Selain itu, aktivitas para penjahat dan pelaku kriminal juga mengancam keamanan Filipina. Oleh karena itu, Duterte sejak awal menegaskan akan menegakkan hukuman mati terhadap para pembunuh dan pemerkosa. Ia menyebut para pendukung HAM yang menentang hukuman mati terhadap para penjahat sebagai "bodoh." Penegasan Duterte tersebut diungkapkan ketika sebelumnya, Zeid Ra'ad al-Hussein, Komisaris PBB untuk HAM memintanya untuk tidak menegakkan kembali hukuman mati di Filipina.

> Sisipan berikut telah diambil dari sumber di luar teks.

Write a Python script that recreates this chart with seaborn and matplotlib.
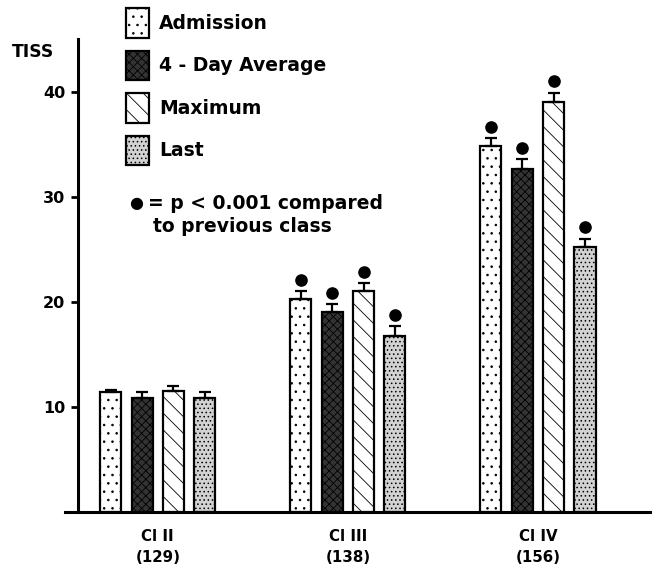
import matplotlib
matplotlib.use("Agg")
import matplotlib.pyplot as plt
from matplotlib.patches import Patch
import numpy as np
import pandas as pd
import seaborn as sns

classes = ["Cl II\n(129)", "Cl III\n(138)", "Cl IV\n(156)"]
measures = ["Admission", "4 - Day Average", "Maximum", "Last"]

admission = [11.4, 20.3, 34.9]
four_day = [10.9, 19.0, 32.7]
maximum = [11.5, 21.0, 39.0]
last = [10.9, 16.8, 25.2]

admission_err = [0.2, 0.7, 0.7]
four_day_err = [0.5, 0.8, 0.9]
maximum_err = [0.5, 0.8, 0.9]
last_err = [0.5, 0.9, 0.8]

# p < 0.001 vs previous class
significant = [False, True, True]

values = [admission, four_day, maximum, last]
errors = [admission_err, four_day_err, maximum_err, last_err]

rows = []
for m, vals in zip(measures, values):
    for c, v in zip(classes, vals):
        rows.append({"cls": c, "measure": m, "tiss": v})
df = pd.DataFrame(rows)

sns.set_style("ticks")
plt.rcParams["font.family"] = ["DejaVu Sans"]
plt.rcParams["hatch.linewidth"] = 0.6
for k in ["text.color", "xtick.color", "ytick.color", "axes.edgecolor"]:
    plt.rcParams[k] = "black"

styles = {
    "Admission": dict(facecolor="white", hatch=".."),
    "4 - Day Average": dict(facecolor="#333333", hatch="xxxx"),
    "Maximum": dict(facecolor="white", hatch="\\\\"),
    "Last": dict(facecolor="#d2d2d2", hatch="...."),
}

fig = plt.figure(figsize=(6.52, 5.73), dpi=100)
ax = fig.add_axes([0.1196, 0.1065, 0.8804, 0.8246])

sns.barplot(data=df, x="cls", y="tiss", hue="measure", order=classes,
            hue_order=measures, width=0.66, gap=0.33, errorbar=None,
            legend=False, ax=ax)

sig = np.array(significant)
for cont, m, err in zip(ax.containers, measures, errors):
    xs, hs = [], []
    for bar in cont:
        bar.set_facecolor(styles[m]["facecolor"])
        bar.set_hatch(styles[m]["hatch"])
        bar.set_edgecolor("black")
        bar.set_linewidth(1.6)
        xs.append(bar.get_x() + bar.get_width() / 2)
        hs.append(bar.get_height())
    xs, hs, err = np.array(xs), np.array(hs), np.array(err)
    ax.errorbar(xs, hs, yerr=[np.zeros_like(err), err], fmt="none",
                ecolor="black", elinewidth=1.6, capsize=4.5, capthick=1.6)
    ax.scatter(xs[sig], (hs + err + 1.1)[sig], s=65, color="black",
               zorder=5, clip_on=False)

ax.set_xlim(-0.42, 2.6)
ax.set_ylim(0, 45)
ax.set_yticks([10, 20, 30, 40])
ax.set_xlabel("")
ax.set_ylabel("")
sns.despine(ax=ax)
ax.spines["left"].set_linewidth(2.2)
ax.spines["bottom"].set_linewidth(2.2)
ax.spines["bottom"].set_bounds(-0.49, 2.6)
ax.tick_params(axis="y", length=5, width=2, labelsize=11.5, pad=4)
ax.tick_params(axis="x", length=0, labelsize=10.8, pad=12)
for t in ax.get_yticklabels():
    t.set_fontweight("bold")
for t in ax.get_xticklabels():
    t.set_fontweight("bold")
    t.set_linespacing(1.5)

fig.text(12 / 652, 1 - 52 / 573, "TISS", fontsize=12.3, fontweight="bold",
         va="center", ha="left")

handles = [Patch(facecolor=styles[m]["facecolor"], hatch=styles[m]["hatch"],
                 edgecolor="black", linewidth=1.6, label=m) for m in measures]
fig.legend(handles=handles, loc="upper left",
           bbox_to_anchor=(126 / 652, 1 - 8 / 573), frameon=False,
           prop={"size": 13.5, "weight": "bold"}, handlelength=1.2,
           handleheight=2.08, labelspacing=0.67, handletextpad=0.58,
           borderpad=0, borderaxespad=0)

fig.text(129 / 652, 1 - 204 / 573, "\u25cf", fontsize=11.5,
         va="center", ha="left")
fig.text(148 / 652, 1 - 204 / 573, "= p < 0.001 compared",
         fontsize=13.5, fontweight="bold", va="center", ha="left")
fig.text(153 / 652, 1 - 226 / 573, "to previous class",
         fontsize=13.5, fontweight="bold", va="center", ha="left")

fig.savefig("out.png", dpi=100)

Presiden baru Filipina meyakini bahwa "menggantung para penjahat lebih menghemat peluru." Pada tahun 2006, pemerintah Filipina menghapus hukuman mati disebabkan penentangan gereja-gereja Katolik, di mana agama ini menjadi keyakinan 80 persen penduduk Filipina. Duterte menilai gereja-gereja Katolik sebagai institusi "paling munafik" di negara tersebut. Ia mengkritik kebijakan standar ganda gereja Katolik Filipina dan mengatakan, para pemimpin gereja memperkaya diri di hadapan warga miskin Filipina.
Duterte yang telah lama tinggal di Davao berhasil menang dalam pemilu presiden pada tanggal 9 Mei 2016 setelah ia di masa kampanyenya berjanji akan mengakhiri kejahatan dan korupsi dalam enam bulan pertama pemerintahannya. Oleh karena itu, rakyat Filipina sangat menantikan langkah pemerintahan baru negara ini untuk memberantas para penjahat dan menciptakan keamanan publik. Duterte meminta masyarakat yang memiliki senjata untuk menembak mati para pengedar narkoba jika mereka melakukan perlawanaan ketika akan ditangkap.
Duterte menegaskan, pemerintah akan memberikan hadiah kepada masyarakat yang membantu dalam memberantas para penjahat. Janji tersebut disambut meriah oleh warga Filipina yang telah lelah dengan aksi kejahatan di negaranya. Namun banyak pejabat polisi yang meyakini bahwa menepati janji besar tersebut adalah tidak mungkin. Lembaga-lembaga HAM memperingatkan dampak upaya Duterte untuk memberantas para penjahat. Lembaga-lembaga HAM memperingatkan dampak upaya anti-penjahat yang diprogramkan Duterte. Sebab, upaya tersebut dikhawatirkan akan menimbulkan pelanggaran HAM yang luas.